The first thing that I did to approach this problem was to create a Connection List, that stores all the bricks connected above a given brick:
| 4 | 4 | |
| 3 | 5 | |
| 1 | 1 | 2 |
^The Connection List for the case above would look like this:
| ID_B | ID_T |
| 1 | 3 |
| 1 | 4 |
| 2 | 5 |
| 3 | 4 |
| 4 | |
| 5 |
^We can see from our connection list that bricks 4 & 5 have nothing above them (since [ID_T] is null). We can also see that brick 1 is underneath and connected to bricks 3 & 4, but not to brick 5, which is only connected to brick 2.
Using this Connection List and the Validity List (from part 1, which contains only information on direct neighbors), We can do a double join to determine all necessary bricks, B_i that need to be above a brick, A, so that brick C, which is also above brick A will fall when brick A is disintegrated. That is a tremendous mouthful and may be confusing so here is a diagram that should hopefully help clear things up a little. Join 1 looks like:
^Looking at the above image (see shaded cells) we now know that in order for brick 4 to fall if brick 1 is disintegrated, then brick 1 needs have brick 3 on top of it, which we know it does, but in order to verify, we can do our second join (using the Join Multiple Tool in order to get a full outer join) between Output Join 1 List and the Connection List. Joining on [R-ID_B] = [ID_T] and [L-ID_B] = [ID_B], respectively. If no match is found (i.e. Null), then the brick being considered, [L-ID_T], will not fall when the corresponding brick underneath it, [L-ID_B], is removed.
The only issue to account for with this method is that if a match is not found, there may still be matches found for every brick above that one, which will cause an error in counting since the bricks above cannot fall unless the brick below does too. This can be handled by propagating nulls up the brick chain with another iterative macro.
With the nulls properly accounted for we can now filter out any bricks, [L-ID_T], that have any nulls associated with them and count the remaining rows to achieve the answer!

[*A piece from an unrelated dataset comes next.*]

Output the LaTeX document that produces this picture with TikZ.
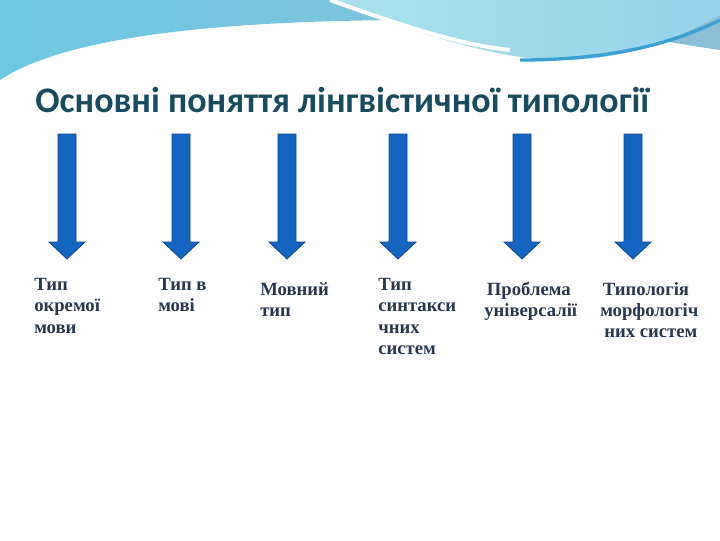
\documentclass[tikz,border=0pt]{standalone}
\usepackage{fontspec}
\setmainfont{Liberation Serif}
\newfontfamily\titlefont{Carlito}
\definecolor{wavedark}{RGB}{60,160,210}
\begin{document}
\begin{tikzpicture}[x=0.75pt,y=-0.75pt,
  arr/.style={fill={rgb,255:red,21;green,101;blue,192},draw={rgb,255:red,15;green,70;blue,140},line width=0.6pt},
  lbl/.style={anchor=north west,align=left,font=\fontsize{14}{16}\selectfont\bfseries,text={rgb,255:red,40;green,55;blue,80},inner sep=0pt}]
\useasboundingbox (0,0) rectangle (720,540);
\fill[white] (0,0) rectangle (720,540);
% top waves
\shade[left color={rgb,255:red,110;green,200;blue,225},right color={rgb,255:red,140;green,190;blue,215}]
 (0,0) -- (0,80) .. controls (60,40) and (200,20) .. (420,20) .. controls (560,20) and (650,40) .. (720,50) -- (720,0) -- cycle;
\shade[left color={rgb,255:red,170;green,225;blue,235},right color={rgb,255:red,150;green,210;blue,235}]
 (330,0) .. controls (420,35) and (500,60) .. (560,60) .. controls (640,60) and (690,30) .. (720,15) -- (720,0) -- cycle;
\draw[white,line width=3pt] (330,0) .. controls (400,25) and (460,45) .. (510,50);
\draw[wavedark,line width=2.5pt] (520,60) .. controls (620,60) and (680,40) .. (720,20);
\node[anchor=west,inner sep=0pt,font=\titlefont\fontsize{27}{29}\selectfont\bfseries,text={rgb,255:red,25;green,75;blue,95}] (title) at (35,100) {Основні поняття лінгвістичної типології};
\foreach \n/\x in {a/67,b/181,c/287,d/398,e/522,f/633}{
  \path[arr] (\x-9,134) -- (\x+9,134) -- (\x+9,242) -- (\x+18,242) -- (\x,259) -- (\x-18,242) -- (\x-9,242) -- cycle;
  \coordinate (\n) at (\x,259);
}
\node[lbl] (t1) at (34,278) {Тип\\окремої\\мови};
\node[lbl] (t2) at (158,278) {Тип в\\мові};
\node[lbl] (t3) at (260,282) {Мовний\\тип};
\node[lbl] (t4) at (378,278) {Тип\\синтакси\\чних\\систем};
\node[lbl] (t5) at (484,282) {\hspace*{2pt}Проблема\\універсалії};
\node[lbl] (t6) at (600,282) {\hspace*{2pt}Типологія\\морфологіч\\\hspace*{3pt}них систем};
\end{tikzpicture}
\end{document}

Note: Some ambiguities are intentionally left unexplained to provide a challenge to the reader to solve as much as possible on his own.
Workflow:
Drop Bricks (Iterative Macro):
Build Connection List (Iterative Macro):
Null Propagation (Iterative Macro):
Happy Solving!!!
Fun challenge...
...except I was too brain dead to optimize P2. Fortunately, brute force did work with a batch/iterative macro combo that ran in 18 minutes:
P1 - I think I had a similar logic to @AndrewDMerrill. The hardest part was figuring out how to organize the x,y,z grid for my macro to work correctly. My initial attempt left a lot of floating bricks with the full dataset:
Settle Macro (every other macro is some variation of this one or uses this one inside a batch macro):
P2 - Brute force all the way. I used a second workflow to pass the results from P1 since I didn't know how long it would take to run:
I learned the viz is very important for debugging again. Because I fell the blocks under the floor or insert a block into another block... At this quiz, the sample data did not work well.
The macro to fall the blocks for 3D TETRIS.

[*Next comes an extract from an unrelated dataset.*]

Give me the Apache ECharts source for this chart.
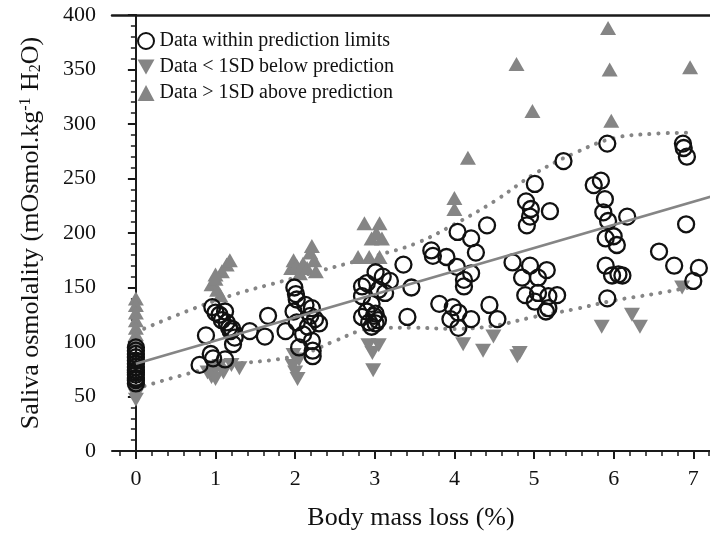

In this macro, I got the position where the blocks is. In other words, these are the coordinates where the blocks touch each other.
And also, I need to consider the pattern below.
66
445
233
11
If I disintegrate the block 3, the block 5 will fall down. So I can NOT break the block 3. It took too long time to find this pattern.
The workflow fot part 1:
Part 2 :
I can use the result of part 1 macro. I created a list that the block supports another one independently, so I look at the parent-child relationship one block at a time based on this list. In order to view each block one by one, iterative macro is called in a batch macro, and the iterative macro itself counts the number of bricks that fall when one brick is destroyed, and the batch macro runs the entire process.
Batch macro :
Iterative macro :
Final workflow :
Tetris was nostalgic for me because I used to make it with Z80 assembly. Part2 was solved with the relationship between the supporting blocks.